Red Hat Bugzilla – Bug 65069
Copy 300k data crashed NetApp
Last modified: 2007-04-18 12:42:37 EDT
When I was copying 300k data from local disk to NetApp
# ls -l /usr/local/bin
-rwxr-xr-x 1 root root 300969 May 16 14:27 rstlistend
lrwxrwxrwx 1 root root 25 May 16 14:27 rstterm ->
# cp -af rst* ~/tmp/
crashed NetApp. My home dir is mounted as
filerdude:/vol/vol0/home0/hjl /home/hjl nfs
rw,v3,rsize=32768,wsize=32768,hard,udp,lock,addr=filerdude 0 0
The Linux NFS client machine was transmitting about 10MB/s over 100Mb interface
to NetApp when it happened.
Created attachment 57648 [details]
Kernel NFS debug message
I would like to know what version of DataOnTap your Netapp
was running when it crashed. (sudo rsh NETAPP sysconfig)
Red Hat 7.3 NFS Version 3 kernel 2.4.18-3 and/or 2.4.18-4 e100 driver.
I am experiencing similar problems except our NetApps just come to their
knees.
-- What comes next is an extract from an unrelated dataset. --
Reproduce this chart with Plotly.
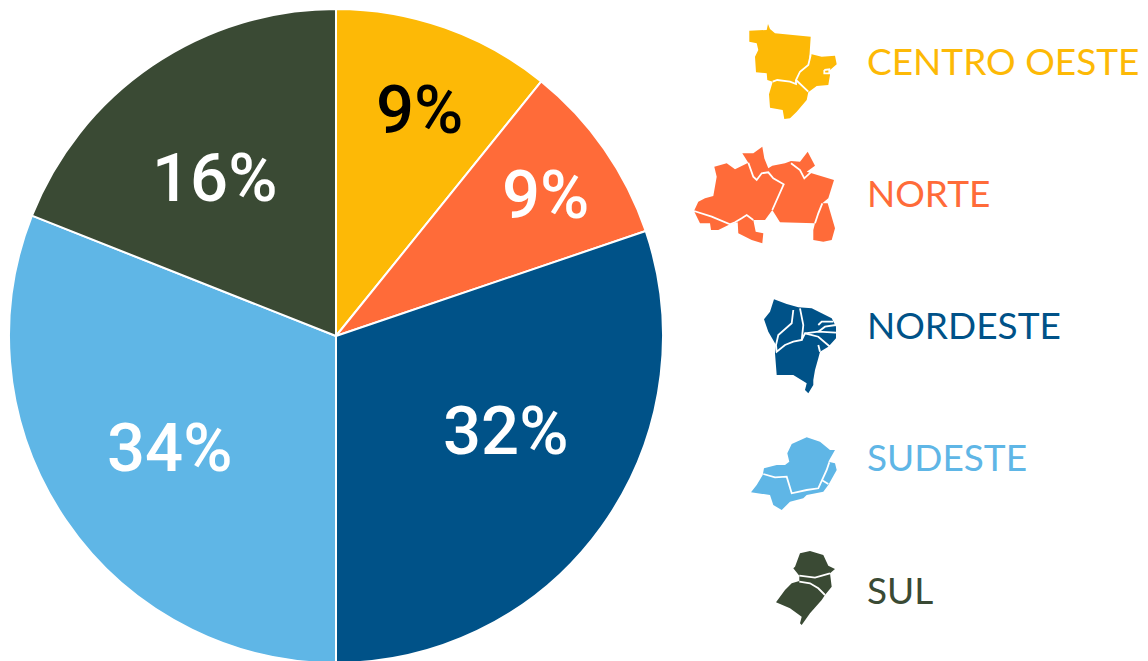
import plotly.graph_objects as go

regions = ["CENTRO OESTE", "NORTE", "NORDESTE", "SUDESTE", "SUL"]
slice_sizes = [10.8, 9.0, 30.2, 31.0, 19.0]
slice_labels = ["9%", "9%", "32%", "34%", "16%"]
colors = ["#FDB906", "#FF6B39", "#005288", "#5FB6E6", "#3A4A34"]
label_colors = ["#000000", "#FFFFFF", "#FFFFFF", "#FFFFFF", "#FFFFFF"]
label_xy = [(419, 110), (545, 195), (506, 431), (170, 448), (215, 178)]
legend_y = [60, 192, 324, 456, 589]

W, H = 1148, 665

# Decorative map icons: (origin, outline, inner boundary lines), in 3x pixel units
icons = [
    ((690, 15),
     [(178,47),(230,45),(234,27),(240,42),(255,55),(362,65),(358,130),(365,118),(395,125),(435,122),(440,148),(420,165),(420,180),(415,210),(380,213),(355,232),(350,255),(320,290),(300,310),(283,312),(278,285),(240,278),(237,238),(248,200),(232,195),(230,175),(198,172),(195,125),(205,105),(200,85),(178,80)],
     [[(362,120),(355,150),(330,170),(318,195),(355,230)],
      [(248,200),(262,195),(300,200),(318,207),(318,195)],
      [(403,165),(418,163),(418,175),(403,175),(403,165)]]),
    ((685, 135),
     [(27,228),(40,200),(60,190),(85,183),(95,125),(88,95),(125,85),(150,103),(190,83),(172,55),(205,55),(232,35),(238,70),(250,100),(262,92),(300,85),(318,78),(345,80),(368,50),(390,92),(365,110),(447,135),(430,190),(412,205),(428,205),(450,280),(440,315),(415,320),(385,315),(385,285),(390,265),(285,262),(262,225),(240,255),(205,255),(212,290),(235,295),(232,325),(200,315),(160,295),(158,262),(135,268),(100,285),(78,285),(75,265),(45,265)],
     [[(27,228),(80,245),(135,268),(150,262),(170,250),(185,240),(205,255)],
      [(190,83),(205,125),(215,135),(230,115),(250,112),(265,130),(296,148),(262,225)],
      [(318,85),(345,105),(358,130),(390,100)],
      [(412,205),(400,235),(390,265)]]),
    ((750, 290),
     [(72,28),(110,42),(145,52),(185,55),(215,70),(245,85),(258,110),(258,145),(235,170),(210,185),(205,205),(195,240),(190,270),(190,285),(175,310),(165,300),(170,280),(130,255),(80,255),(75,190),(78,165),(55,125),(42,88),(60,65)],
     [[(130,60),(125,100),(85,135),(78,165),(80,185),(105,165),(130,155),(155,150),(160,105),(150,55)],
      [(155,150),(165,130),(205,140),(240,170)],
      [(165,130),(205,125),(258,128)],
      [(205,125),(225,110),(258,105)],
      [(210,185),(205,165)],
      [(205,105),(215,95),(250,95)]]),
    ((740, 430),
     [(33,187),(50,165),(68,135),(72,115),(110,105),(135,105),(148,95),(142,70),(155,42),(200,22),(240,35),(270,60),(285,60),(265,95),(285,100),(290,120),(265,165),(250,185),(200,195),(190,205),(150,215),(125,240),(100,225),(90,195)],
     [[(70,132),(105,142),(140,140),(155,190),(200,180),(235,175),(260,120),(268,97)],
      [(245,150),(265,162)]]),
    ((760, 545),
     [(105,65),(120,25),(150,18),(190,30),(205,62),(225,72),(210,85),(215,125),(195,150),(185,165),(150,205),(125,240),(120,235),(125,215),(90,190),(48,172),(75,135),(95,115),(118,108),(118,92),(100,70)],
     [[(118,92),(165,98),(210,85)],
      [(118,110),(150,115),(175,130),(195,150)]]),
]


def to_path(origin, pts, close=False):
    s = " ".join(("M" if i == 0 else "L") + f"{origin[0] + x / 3:.1f},{origin[1] + y / 3:.1f}"
                 for i, (x, y) in enumerate(pts))
    return s + (" Z" if close else "")


shapes = []
for (origin, outline, lines), color in zip(icons, colors):
    shapes.append(dict(type="path", xref="x", yref="y", path=to_path(origin, outline, True),
                       fillcolor=color, line=dict(width=0), layer="above"))
    for ln in lines:
        shapes.append(dict(type="path", xref="x", yref="y", path=to_path(origin, ln),
                           line=dict(color="white", width=1.8), layer="above"))

fig = go.Figure(go.Pie(
    labels=regions, values=slice_sizes, sort=False, direction="clockwise", rotation=0,
    marker=dict(colors=colors, line=dict(color="white", width=2)),
    textinfo="none", hoverinfo="label", showlegend=False,
    domain=dict(x=[9 / W, 663 / W], y=[(H - 663) / H, (H - 9) / H]),
))

annotations = []
for txt, col, (x, y) in zip(slice_labels, label_colors, label_xy):
    annotations.append(dict(x=x, y=y, xref="x", yref="y", text=txt, showarrow=False,
                            font=dict(family="Roboto", size=67, weight=500, color=col)))
for name, col, y in zip(regions, colors, legend_y):
    annotations.append(dict(x=865, y=y, xref="x", yref="y", text=name, showarrow=False, xanchor="left",
                            font=dict(family="Lato", size=37, color=col)))

fig.update_layout(
    width=W, height=H, margin=dict(l=0, r=0, t=0, b=0), paper_bgcolor="white", plot_bgcolor="rgba(0,0,0,0)",
    xaxis=dict(range=[0, W], visible=False, domain=[0, 1], fixedrange=True),
    yaxis=dict(range=[H, 0], visible=False, domain=[0, 1], fixedrange=True),
    shapes=shapes, annotations=annotations,
)
fig.write_html("out.html", config=dict(displayModeBar=False),
               post_script="document.documentElement.style.overflow='hidden';document.body.style.margin='0';document.body.style.overflow='hidden';")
Whenever we do any significant IO via NFS to a NetApp or Solaris 2.6
system, the systems come to a crawl because the 7.3 box just keeps hammering.
If I force the mount to be NFS version 2 the problem goes away. Also note that
the same client hardware running Red Hat 7.2 has no problems doing NFS version
3 to either NetApp or Solaris 2.6.
We got the same problem, when writing from any RH-7.3 client to any non-Linux
NFS server (Sparc Solaris 8, NetApp F760 6.1.1R2, NetApp F840 6.2R1). Write
process will hang, then after a while the NFS server will start to fail. There
is no way to kill write process on the client, because it is in a "D" state, but
after about 10 min. it will die. Client will start to write if start tcpdump on
it, if I stop tcpdump write process will hang in a couple of seconds again, I
resume tcpdump and writes will resume and I can kill it. It happens only on
RH-7.3. RH 7.2, 7.1, 6.2 and Mandrake 8.x are working w/o any problems.
mount -o wsize=8192 fixed the problem.
by default wsize=32768
# grep nfs /proc/mounts
vega:/vol/v0/home/user /home/user nfs
rw,v3,rsize=32768,wsize=32768,hard,udp,lock,addr=nfsserver 0 0
We have had the same results here at Stanford. One only needs to force to nfs v2
or drop the w/rsize to 8k to solve it. But by default it is setting the buffers
to 32K which is too high of a default. This throttles the netapp in some yet
unknown way (it is unreponsive to all other requests, and the client that is
doing a sustained write goes up to 100% utilization of its network interface).
More information to back up email@example.com -- this obviously doesn't
affect only NetApps. All nfs servers I have test this against (Solaris, IRIX)
seem to be affected to some extent. We have put out a notice to our Stanford
users warning of this issue, as it looks just like a DoS attack.
*** This bug has been marked as a duplicate of 64921 ***
This sounds remarkably like the problem of GigE to FastEthernet thru a switch.
The large rsize & wsize of 32K gets dropped for lack of buffer space moving from Gig to Fast ethernet.
the smaller rsize wsize can squeeze thru with only slightly decreased performance.
This is a real pain but can the root cause be that GigE is not using flow control properly?